Avant-propos : si vous ne connaissez pas la veuve Hô, il vous faut vous jeter de toute urgence sur La Fée Carabine de Daniel Pennac. Sauf si vous n'avez pas lu Au bonheur des ogres du même, auquel cas, tant qu'à faire, lisez le avant.
J'ai ma propre veuve Hô, quelques étages sous le mien.
C'est une minuscule et maigre très vieille vietnamienne. Elle m'arrive à peine au menton et je pourrais la soulever dans mes bras sans aucun problème, elle ne pèse que le poids de l'air accroché un instant à ses vieux os, plus quelques vêtements.
Elle est arrivée en France au bras de son époux, Monsieur M., ancien de la marine, comme un trophée amoureux rapporté de pays lointains. Pas en même temps, d'ailleurs, je ne me souviens plus combien de temps ni comment, mais il ne l'a évidemment pas ramenée sur un navire de guerre plein de jeunes militaires à bérets et pompons en pleine guerre d'Indochine.
Monsieur M, une fois retraité de la marine, est devenu maître-nageur, pas très loin de chez nous. Pas très loin comme dans : à deux stations de Transilien (qui ne s'appelait pas du tout Transilien à l'époque).
Monsieur M, quand je l'ai rencontré, en m'installant dans cet immeuble, était déjà un retraité, septuagénaire à la crinière dense, immaculée, l'œil bleu azur aux aguets et le bavardage interminable, comme caractéristiques les plus évidentes. Il se trouve qu'il était aussi peut-être bien un peu raciste par-dessus les bords. J'avoue avoir parfois sacrifié à la politesse la terrible réalité de la vie de mère pour l'esquiver d'un "je suis pressée, une prochaine fois".

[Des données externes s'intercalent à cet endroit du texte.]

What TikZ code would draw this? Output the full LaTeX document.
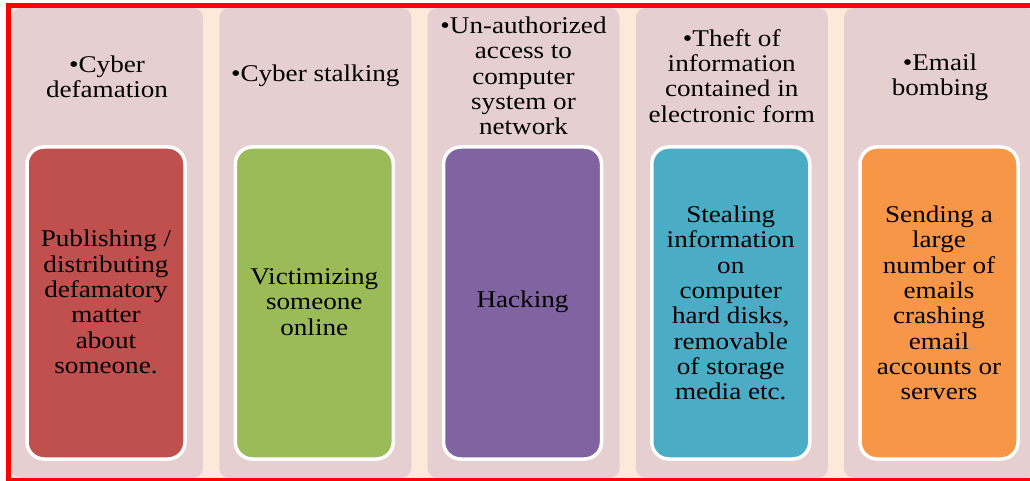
\documentclass[tikz,border=0pt]{standalone}
\usepackage{fontspec}
\setmainfont{Liberation Serif}[FakeStretch=1.13]
\definecolor{peach}{HTML}{FDE9D9}
\definecolor{colpink}{HTML}{E6CFD1}
\definecolor{cred}{HTML}{C0504D}
\definecolor{cgreen}{HTML}{9BBB59}
\definecolor{cpurple}{HTML}{8064A2}
\definecolor{caqua}{HTML}{4BACC6}
\definecolor{corange}{HTML}{F79646}
\tikzset{
  colbox/.style={fill=colpink, rounded corners=10pt},
  innerbox/.style={draw=white, line width=3.5pt, rounded corners=17pt},
  txt/.style={align=center, text=black, inner sep=0pt, font=\fontsize{24}{25.3}\selectfont},
}
\begin{document}
\begin{tikzpicture}[x=1pt,y=-1pt]
\useasboundingbox (0,0) rectangle (1030,481);
\clip (0,0) rectangle (1030,481);
\fill[peach] (8.5,6) rectangle (1045,480);
\foreach \i/\c in {0/cred,1/cgreen,2/cpurple,3/caqua,4/corange}{
  \pgfmathsetmacro{\L}{11+208.25*\i}
  \fill[colbox] (\L,8) rectangle ++(192,470);
  \filldraw[innerbox, fill=\c] (\L+16,147) rectangle ++(158,312);
}
\draw[red, line width=5pt] (1045,6) -- (8.5,6) -- (8.5,480) -- (1045,480);
% headers
\node[txt] (h1) at (107,77) {•Cyber\\defamation};
\node[txt] (h2) at (315.25,76) {•Cyber stalking};
\node[txt] (h3) at (523.5,76) {•Un-authorized\\access to\\computer\\system or\\network};
\node[txt] (h4) at (731.75,76) {•Theft of\\information\\contained in\\electronic form};
\node[txt] (h5) at (940,77) {•Email\\bombing};
% inner texts
\node[txt] (b1) at (106,302) {Publishing /\\distributing\\defamatory\\matter\\about\\someone.};
\node[txt] (b2) at (314.25,302) {Victimizing\\someone\\online};
\node[txt] (b3) at (522.5,302) {Hacking};
\node[txt] (b4) at (730.75,303) {Stealing\\information\\on\\computer\\hard disks,\\removable\\of storage\\media etc.};
\node[txt] (b5) at (939,303) {Sending a\\large\\number of\\emails\\crashing\\email\\accounts or\\servers};
\end{tikzpicture}
\end{document}
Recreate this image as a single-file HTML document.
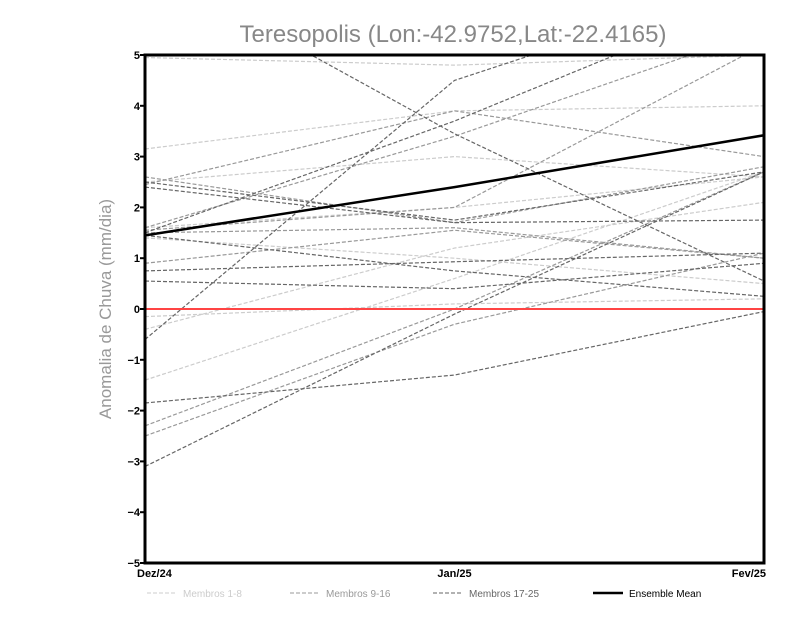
<!DOCTYPE html>
<html><head><meta charset="utf-8"><style>
body{margin:0;background:#fff;}
svg{display:block;font-family:"Liberation Sans",sans-serif;}
</style></head><body>
<svg id="chart" width="800" height="618">
<defs><clipPath id="pc"><rect x="145" y="55" width="619" height="508"/></clipPath></defs>
<text x="453" y="42" text-anchor="middle" font-size="24" fill="#888">Teresopolis (Lon:-42.9752,Lat:-22.4165)</text>
<text transform="translate(111,309) rotate(-90)" text-anchor="middle" font-size="17" fill="#999">Anomalia de Chuva (mm/dia)</text>
<g id="lines" clip-path="url(#pc)"></g>
<g id="axes"></g>
<g id="legend"></g>
</svg>
<script>
const categories=["Dez/24","Jan/25","Fev/25"];
const yTicks=[-5,-4,-3,-2,-1,0,1,2,3,4,5];
const members1=[[3.15,3.9,4.0],[4.95,4.8,5.0],[2.5,3.0,2.6],[1.4,1.0,0.5],[-0.15,0.1,0.2],[-0.4,1.2,2.1],[-1.4,0.6,2.7],[1.6,2.0,2.6]];
const members2=[[1.6,3.4,5.5],[2.6,1.7,2.8],[0.9,1.55,1.0],[-2.3,0.0,2.7],[-2.5,-0.3,1.1],[1.5,1.6,1.0],[2.45,3.9,3.0],[1.55,2.0,5.2]];
const members3=[[2.4,1.7,1.75],[6.8,3.45,0.55],[0.75,0.93,1.1],[0.55,0.4,0.9],[-0.6,4.5,6.5],[-3.1,-0.1,2.7],[-1.85,-1.3,-0.05],[1.5,3.7,6.2],[1.45,0.75,0.25],[2.5,1.75,2.7]];
const ensembleMean=[1.45,2.4,3.42];
const NS="http://www.w3.org/2000/svg";
const x0=145,x1=764,y0=55,y1=563;
const xs=i=>x0+i*(x1-x0)/(categories.length-1);
const ys=v=>y0+(5-v)*(y1-y0)/10;
function mk(t,a,p){const e=document.createElementNS(NS,t);for(const k in a)e.setAttribute(k,a[k]);p.appendChild(e);return e;}
const L=document.getElementById('lines'),A=document.getElementById('axes'),G=document.getElementById('legend');
function poly(vals,col,w,dash,name){const e=mk('polyline',{points:vals.map((v,i)=>xs(i)+','+ys(v)).join(' '),fill:'none',stroke:col,'stroke-width':w,'stroke-dasharray':dash},L);

}
members1.forEach((m,i)=>poly(m,'#ccc',1.2,'4,2','member-line-1-8'));
members2.forEach((m,i)=>poly(m,'#999',1.2,'4,2','member-line-9-16'));
members3.forEach((m,i)=>poly(m,'#666',1.2,'4,2','member-line-17-25'));
const z=mk('line',{x1:x0,x2:x1,y1:ys(0),y2:ys(0),stroke:'#f44','stroke-width':2},L);


poly(ensembleMean,'#000',2.5,'none','ensemble-mean-line');
const fr=mk('rect',{x:x0,y:y0,width:x1-x0,height:y1-y0,fill:'none',stroke:'#000','stroke-width':3},A);


yTicks.forEach(t=>{mk('line',{x1:x0-5,x2:x0,y1:ys(t),y2:ys(t),stroke:'#000','stroke-width':2},A);
const tx=mk('text',{x:x0-5,y:ys(t)+4,'text-anchor':'end','font-size':11,'font-weight':'bold'},A);tx.textContent=t<0?'−'+(-t):t;

});
categories.forEach((c,i)=>{const anc=i==0?'start':i==2?'end':'middle';
const tx=mk('text',{x:xs(i)+(i==0?-8:i==2?2:0),y:577,'text-anchor':anc,'font-size':11,'font-weight':'bold'},A);tx.textContent=c;

});
const leg=[['Membros 1-8','#ccc',1,'4,2',147],['Membros 9-16','#999',1,'4,2',290],['Membros 17-25','#666',1,'4,2',433],['Ensemble Mean','#000',2.5,'none',593]];
leg.forEach(l=>{const g=mk('g',{},G);


mk('line',{x1:l[4],x2:l[4]+30,y1:593,y2:593,stroke:l[1],'stroke-width':l[2],'stroke-dasharray':l[3]},g);
const t=mk('text',{x:l[4]+36,y:597,'font-size':10,fill:l[1]=='#000'?'#000':l[1]},g);t.textContent=l[0];});
</script>
</body></html>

On le voyait souvent seul, parfois avec son épouse, dont l'épais accent vietnamien ne s'était pas dissout avec les années.
Il y a quelques semaines Monsieur M est mort. Soudainement, comme on peut mourir parce qu'on a 92 ou 93 ans et que même si tout n'allait pas si mal jusque là, voilà, la machine cesse de fonctionner pour toujours.

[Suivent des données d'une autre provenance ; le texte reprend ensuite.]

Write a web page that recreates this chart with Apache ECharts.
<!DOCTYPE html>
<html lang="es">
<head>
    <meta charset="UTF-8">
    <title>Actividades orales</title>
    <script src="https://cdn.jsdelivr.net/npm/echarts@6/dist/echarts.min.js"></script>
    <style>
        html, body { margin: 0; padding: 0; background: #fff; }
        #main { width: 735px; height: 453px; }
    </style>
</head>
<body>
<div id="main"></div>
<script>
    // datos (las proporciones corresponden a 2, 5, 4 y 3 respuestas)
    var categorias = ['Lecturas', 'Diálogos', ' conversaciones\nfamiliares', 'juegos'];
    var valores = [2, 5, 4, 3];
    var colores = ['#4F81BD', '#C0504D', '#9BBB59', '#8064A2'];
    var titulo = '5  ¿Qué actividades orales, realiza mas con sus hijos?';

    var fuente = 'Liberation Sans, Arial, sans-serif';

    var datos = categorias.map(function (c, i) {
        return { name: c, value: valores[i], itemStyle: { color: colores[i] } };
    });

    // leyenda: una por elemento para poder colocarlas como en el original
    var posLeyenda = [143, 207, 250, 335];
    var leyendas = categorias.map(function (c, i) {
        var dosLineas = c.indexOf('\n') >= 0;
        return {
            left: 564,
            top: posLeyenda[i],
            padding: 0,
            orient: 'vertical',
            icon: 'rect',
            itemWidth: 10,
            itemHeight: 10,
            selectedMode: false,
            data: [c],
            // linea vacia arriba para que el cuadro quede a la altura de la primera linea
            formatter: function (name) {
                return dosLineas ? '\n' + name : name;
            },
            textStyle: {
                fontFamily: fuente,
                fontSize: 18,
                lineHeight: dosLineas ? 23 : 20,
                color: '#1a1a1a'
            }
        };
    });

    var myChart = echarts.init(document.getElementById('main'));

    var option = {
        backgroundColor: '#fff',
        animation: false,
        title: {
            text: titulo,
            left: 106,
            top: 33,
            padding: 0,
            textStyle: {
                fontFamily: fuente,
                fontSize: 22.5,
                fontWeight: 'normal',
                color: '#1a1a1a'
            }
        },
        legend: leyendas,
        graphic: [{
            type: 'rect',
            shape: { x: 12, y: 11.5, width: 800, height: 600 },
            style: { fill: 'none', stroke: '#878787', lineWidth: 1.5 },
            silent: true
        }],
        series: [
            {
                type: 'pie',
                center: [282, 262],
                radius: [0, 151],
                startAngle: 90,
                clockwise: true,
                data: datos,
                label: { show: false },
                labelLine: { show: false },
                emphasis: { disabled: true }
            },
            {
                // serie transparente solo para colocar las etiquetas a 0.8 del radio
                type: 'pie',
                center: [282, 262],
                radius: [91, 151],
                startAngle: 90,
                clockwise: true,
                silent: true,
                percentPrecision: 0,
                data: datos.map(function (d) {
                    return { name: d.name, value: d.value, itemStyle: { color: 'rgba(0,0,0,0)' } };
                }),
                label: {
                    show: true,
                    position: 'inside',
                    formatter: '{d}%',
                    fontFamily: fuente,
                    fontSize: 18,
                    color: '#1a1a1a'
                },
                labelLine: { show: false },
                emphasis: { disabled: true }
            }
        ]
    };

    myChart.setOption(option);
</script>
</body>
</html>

J'ai croisé la veuve Hô peu après et j'ai découvert qu'elle était tout aussi bavarde que son défunt époux, quand elle en avait l'espace.
Elle m'a raconté que la nuit qui a suivi sa mort elle a dormi avec lui, en le tenant dans ses bras.

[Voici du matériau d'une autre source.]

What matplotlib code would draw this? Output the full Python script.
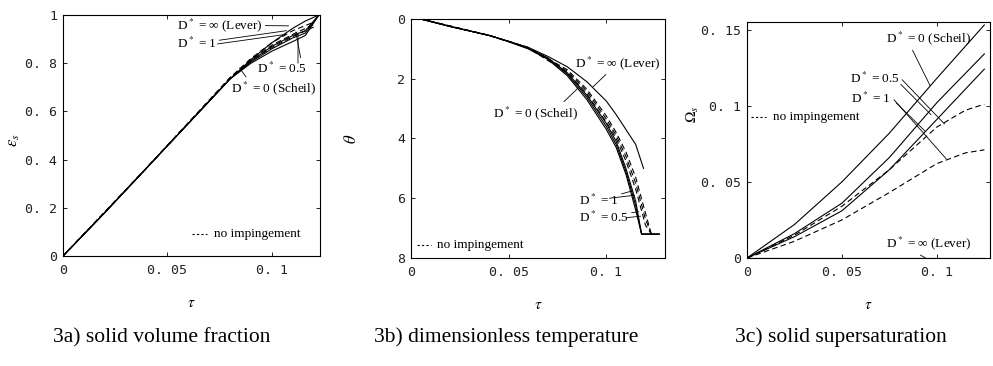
import matplotlib
matplotlib.use("Agg")
import matplotlib.pyplot as plt

plt.rcParams['font.family'] = ['Liberation Serif', 'DejaVu Serif']
plt.rcParams['mathtext.fontset'] = 'stix'

# ---- 3a) solid volume fraction ----
tau_a = [0, 0.02, 0.04, 0.06, 0.08, 0.09, 0.1, 0.11, 0.116, 0.1225]
eps_lever = [0, 0.18, 0.365, 0.55, 0.735, 0.815, 0.885, 0.945, 0.975, 1.0]
eps_d1 = [0, 0.18, 0.365, 0.55, 0.735, 0.81, 0.87, 0.915, 0.935, 1.0]
eps_d05 = [0, 0.18, 0.365, 0.55, 0.735, 0.805, 0.86, 0.905, 0.925, 1.0]
eps_scheil = [0, 0.18, 0.365, 0.55, 0.735, 0.80, 0.85, 0.89, 0.915, 1.0]
tau_a_ni = [0, 0.04, 0.08, 0.09, 0.1, 0.11, 0.12]
eps_scheil_ni = [0, 0.365, 0.74, 0.81, 0.865, 0.91, 0.95]
eps_d05_ni = [0, 0.365, 0.74, 0.815, 0.875, 0.92, 0.96]
eps_d1_ni = [0, 0.365, 0.74, 0.82, 0.885, 0.935, 0.97]

# ---- 3b) dimensionless temperature ----
tau_b = [0.005, 0.02, 0.04, 0.05, 0.06, 0.07, 0.08, 0.09, 0.1, 0.105, 0.11, 0.115, 0.118, 0.127]
th_scheil = [0, 0.25, 0.55, 0.76, 1.0, 1.35, 1.9, 2.7, 3.7, 4.3, 5.2, 6.4, 7.2, 7.2]
th_d05 = [0, 0.25, 0.55, 0.75, 0.99, 1.32, 1.85, 2.62, 3.6, 4.2, 5.1, 6.25, 7.2, 7.2]
th_d1 = [0, 0.25, 0.55, 0.75, 0.98, 1.3, 1.8, 2.55, 3.5, 4.1, 5.0, 6.1, 7.2, 7.2]
tau_b_lever = [0.005, 0.02, 0.04, 0.06, 0.07, 0.08, 0.09, 0.1, 0.105, 0.11, 0.115, 0.119]
th_lever = [0, 0.25, 0.55, 0.95, 1.25, 1.6, 2.1, 2.75, 3.2, 3.7, 4.2, 5.0]
tau_b_ni = [0.005, 0.04, 0.06, 0.08, 0.09, 0.1, 0.105, 0.11, 0.115, 0.12, 0.123]
th_scheil_ni = [0, 0.55, 0.97, 1.8, 2.5, 3.45, 4.0, 4.75, 5.7, 6.9, 7.2]
th_d05_ni = [0, 0.55, 0.96, 1.75, 2.42, 3.35, 3.9, 4.6, 5.5, 6.7, 7.2]
th_d1_ni = [0, 0.55, 0.95, 1.7, 2.35, 3.25, 3.8, 4.45, 5.3, 6.5, 7.2]

# ---- 3c) solid supersaturation ----
tau_c = [0, 0.025, 0.05, 0.075, 0.1, 0.125]
om_scheil = [0, 0.022, 0.05, 0.082, 0.118, 0.153]
om_d05 = [0, 0.016, 0.036, 0.066, 0.102, 0.134]
om_d1 = [0, 0.014, 0.031, 0.058, 0.091, 0.124]
om_lever = [0, 0, 0, 0, 0, 0]
tau_c_ni = [0, 0.025, 0.05, 0.075, 0.1, 0.115, 0.125]
om_d05_ni = [0, 0.015, 0.034, 0.058, 0.086, 0.097, 0.101]
om_d1_ni = [0, 0.011, 0.025, 0.043, 0.062, 0.069, 0.071]

captions = ["3a) solid volume fraction", "3b) dimensionless temperature",
            "3c) solid supersaturation"]

fig = plt.figure(figsize=(9.93, 3.66), dpi=100)
ax1 = fig.add_axes([0.0634, 0.3005, 0.2588, 0.6585])
ax2 = fig.add_axes([0.4139, 0.2951, 0.2558, 0.653])
ax3 = fig.add_axes([0.7523, 0.2951, 0.2447, 0.645])

solid = dict(color='black', lw=0.8)
dash = dict(color='black', lw=0.8, ls=(0, (5, 3)))
lead = dict(arrowstyle='-', lw=0.6, color='black', shrinkA=0, shrinkB=0)
afs = 9.5


def style(ax):
    ax.tick_params(direction='in', top=True, right=True, length=3, width=0.6,
                   labelsize=9.5, pad=4, labelfontfamily='DejaVu Sans Mono',
                   labelcolor='#222222')
    ax.tick_params(axis='x', pad=6)
    for s in ax.spines.values():
        s.set_linewidth(0.8)


# 3a
ax1.plot(tau_a, eps_lever, **solid)
ax1.plot(tau_a, eps_d1, **solid)
ax1.plot(tau_a, eps_d05, **solid)
ax1.plot(tau_a, eps_scheil, **solid)
ax1.plot(tau_a_ni, eps_scheil_ni, **dash)
ax1.plot(tau_a_ni, eps_d05_ni, **dash)
ax1.plot(tau_a_ni, eps_d1_ni, **dash)
ax1.set_xlim(0, 0.123)
ax1.set_ylim(0, 1)
ax1.set_xticks([0, 0.05, 0.1], ["0", "0. 05", "0. 1"])
ax1.set_yticks([0, 0.2, 0.4, 0.6, 0.8, 1], ["0", "0. 2", "0. 4", "0. 6", "0. 8", "1"])
ax1.set_xlabel(r'$\tau$', fontsize=11, labelpad=14)
ax1.set_ylabel(r'$\varepsilon_s$', fontsize=12)
ax1.yaxis.set_label_coords(-0.16, 0.48)
ax1.annotate(r'D$^*$ = ∞ (Lever)', xy=(0.108, 0.955), xytext=(0.0545, 0.958),
             fontsize=afs, va='center', arrowprops=lead)
ax1.annotate(r'D$^*$ = 1', xy=(0.107, 0.935), xytext=(0.0545, 0.882),
             fontsize=afs, va='center', arrowprops=lead)
ax1.annotate('', xy=(0.107, 0.92), xytext=(0.074, 0.88), arrowprops=lead)
ax1.annotate(r'D$^*$ = 0.5', xy=(0.1115, 0.93), xytext=(0.093, 0.78),
             fontsize=afs, va='center', arrowprops=dict(lead, relpos=(0.88, 1.0)))
ax1.annotate('', xy=(0.1125, 0.925), xytext=(0.1125, 0.8), arrowprops=lead)
ax1.annotate(r'D$^*$ = 0 (Scheil)', xy=(0.0845, 0.78), xytext=(0.0805, 0.695),
             fontsize=afs, va='center', arrowprops=dict(lead, relpos=(0.2, 1.0)))
ax1.plot([0.062, 0.069], [0.09, 0.09], color='black', lw=0.8, ls=(0, (2, 2)))
ax1.text(0.0725, 0.09, 'no impingement', fontsize=afs, va='center')
style(ax1)

# 3b
ax2.plot(tau_b, th_scheil, **solid)
ax2.plot(tau_b, th_d05, **solid)
ax2.plot(tau_b, th_d1, **solid)
ax2.plot(tau_b_lever, th_lever, **solid)
ax2.plot(tau_b_ni, th_scheil_ni, **dash)
ax2.plot(tau_b_ni, th_d05_ni, **dash)
ax2.plot(tau_b_ni, th_d1_ni, **dash)
ax2.set_xlim(0, 0.13)
ax2.set_ylim(8, 0)
ax2.set_xticks([0, 0.05, 0.1], ["0", "0. 05", "0. 1"])
ax2.set_yticks([0, 2, 4, 6, 8], ["0", "2", "4", "6", "8"])
ax2.set_xlabel(r'$\tau$', fontsize=11, labelpad=14)
ax2.set_ylabel(r'$\theta$', fontsize=12)
ax2.yaxis.set_label_coords(-0.2, 0.5)
ax2.annotate(r'D$^*$ = ∞ (Lever)', xy=(0.093, 2.28), xytext=(0.0837, 1.47),
             fontsize=afs, va='center', arrowprops=dict(lead, relpos=(0.4, 0.0)))
ax2.annotate(r'D$^*$ = 0 (Scheil)', xy=(0.086, 2.28), xytext=(0.042, 3.15),
             fontsize=afs, va='center', arrowprops=dict(lead, relpos=(0.8, 1.0)))
ax2.annotate(r'D$^*$ = 1', xy=(0.1135, 5.75), xytext=(0.086, 6.06),
             fontsize=afs, va='center', arrowprops=lead)
ax2.annotate('', xy=(0.1145, 5.9), xytext=(0.1015, 6.0), arrowprops=lead)
ax2.annotate(r'D$^*$ = 0.5', xy=(0.1165, 6.45), xytext=(0.086, 6.63),
             fontsize=afs, va='center', arrowprops=lead)
ax2.annotate('', xy=(0.1175, 6.6), xytext=(0.1105, 6.65), arrowprops=lead)
ax2.plot([0.003, 0.01], [7.56, 7.56], color='black', lw=0.8, ls=(0, (2, 2)))
ax2.text(0.0135, 7.56, 'no impingement', fontsize=afs, va='center')
style(ax2)

# 3c
ax3.plot(tau_c, om_scheil, **solid)
ax3.plot(tau_c, om_d05, **solid)
ax3.plot(tau_c, om_d1, **solid)
ax3.plot(tau_c, om_lever, **solid)
ax3.plot(tau_c_ni, om_d05_ni, **dash)
ax3.plot(tau_c_ni, om_d1_ni, **dash)
ax3.set_xlim(0, 0.128)
ax3.set_ylim(0, 0.155)
ax3.set_xticks([0, 0.05, 0.1], ["0", "0. 05", "0. 1"])
ax3.set_yticks([0, 0.05, 0.1, 0.15], ["0", "0. 05", "0. 1", "0. 15"])
ax3.set_xlabel(r'$\tau$', fontsize=11, labelpad=14)
ax3.set_ylabel(r'$\Omega_s$', fontsize=11)
ax3.yaxis.set_label_coords(-0.19, 0.61)
ax3.annotate(r'D$^*$ = 0 (Scheil)', xy=(0.0965, 0.113), xytext=(0.073, 0.144),
             fontsize=afs, va='center', arrowprops=dict(lead, relpos=(0.3, 0.0)))
ax3.annotate(r'D$^*$ = 0.5', xy=(0.104, 0.088), xytext=(0.054, 0.118),
             fontsize=afs, va='center', arrowprops=dict(lead, relpos=(1.0, 0.6)))
ax3.annotate('', xy=(0.097, 0.094), xytext=(0.081, 0.114), arrowprops=lead)
ax3.annotate(r'D$^*$ = 1', xy=(0.105, 0.065), xytext=(0.055, 0.105),
             fontsize=afs, va='center', arrowprops=dict(lead, relpos=(1.0, 0.6)))
ax3.annotate('', xy=(0.094, 0.083), xytext=(0.0785, 0.102), arrowprops=lead)
ax3.annotate(r'D$^*$ = ∞ (Lever)', xy=(0.094, 0.0), xytext=(0.073, 0.0095),
             fontsize=afs, va='center', arrowprops=dict(lead, relpos=(0.35, 0.0)))
ax3.plot([0.002, 0.01], [0.0925, 0.0925], color='black', lw=0.8, ls=(0, (2, 2)))
ax3.text(0.0135, 0.0925, 'no impingement', fontsize=afs, va='center')
style(ax3)

for x, cap in zip([0.163, 0.51, 0.847], captions):
    fig.text(x, 0.078, cap, fontsize=15.5, ha='center', va='center')

fig.savefig("out.png", dpi=100)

Qu'elle avait beaucoup pleuré quand les pompes funèbres étaient venues chercher son corps. Qu'elle était perdue parce qu'il faisait tout pour elle, comme une interface entre elle et le monde (c'est moi qui l'ajoute). Que oui, les enfants... aident (d'aimables septuagénaires, déjà, le temps passe si vite).
Et justement, les enfants. Figurez vous qu'il serait venu aux oreilles du notaire que Monsieur M avait, peut-être, parmi les habituées de "sa" piscine pendant les années où il y travaillait, peut-être quelques favorites. Et peut-être également quelques enfants illégitimes, une recherche de descendance était en cours.
Elle a pleuré, au milieu de son récit en sabir franco-vietnamien (heureusement, j'ai l'oreille entraînée), son immense chagrin m'a fait monter les larmes aux yeux. Alors j'ai serré la veuve Hô contre mon cœur, en faisant très attention de ne pas briser sa fragilité en mille morceaux, en lui disant qu'on était quelques étages plus haut, si besoin.
Jusque là, tout ce dont elle a besoin, c'est d'un peu de bavardage quand on se croise dans le quartier. Elle a l'air mieux, moins prête à se laisser glisser que quand je lui ai parlé. Je n'ai pas osé lui demander ce qu'elle avait découvert des supposées turpitudes de feu son époux. Elle s'en fout, la veuve Hô, elle l'aime autant après qu'avant les révélations. Autant après sa mort qu'avant.
Mon sourcil féministe se fronce à mille et un red flags, évidemment, sur l'autonomie des femmes, leur éducation, sur les mecs que certaines ont subi toute leur vie faute de connaître une autre vie. Mais son amour encore plus grand que la distance qui la sépare de ses racines m'émeut. On ne se refait pas.